We came up with cities to accommodate industry, and their need for workers. Once the workers showed up, those with capital at their disposal began instilling a lust for goods, and propagating the ‘great story’ – if you just work hard enough, you can climb that social ladder! Too many people spend their lives in a state of unthinking misery, constantly on a treadmill of never being quite satisfied with what they have, it’s important to have more. To have better. What will the neighbours think? There’s gentrification, which does not embrace the richness of an area and find a way to make it work for everyone, no, it’s a way to drive all those people away, so it can be properly upscale, for the right sort of people.

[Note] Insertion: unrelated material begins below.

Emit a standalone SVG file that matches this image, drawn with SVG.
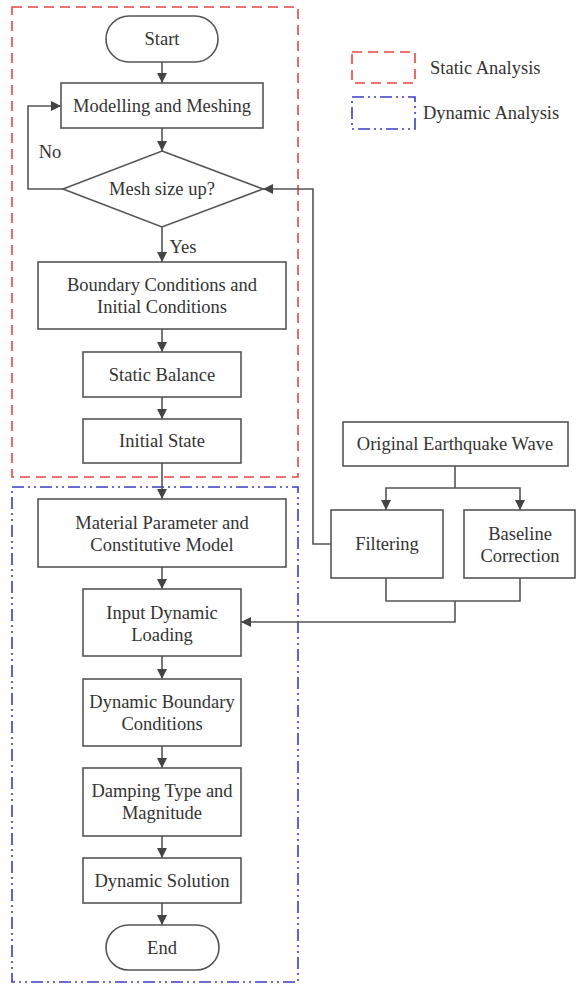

A lot of people have enough – they have shelter, clothing, they can put food on the table, they can get around, they have books, internet access, television, all that. And yet, we are taught to not be content. Everything around us screams “if you can’t afford this, you suck!” If we are content with what we have, but don’t have x amount of income, and all the toys to show it off, we’re dumped into the “lower class” box and dismissed. We need community. We need to learn to share, we need to learn to care about the things which matter, not stuff which advertisers and manufacturers insist we must care about. It’s past time we figure out how to care for one another again, on more than one level.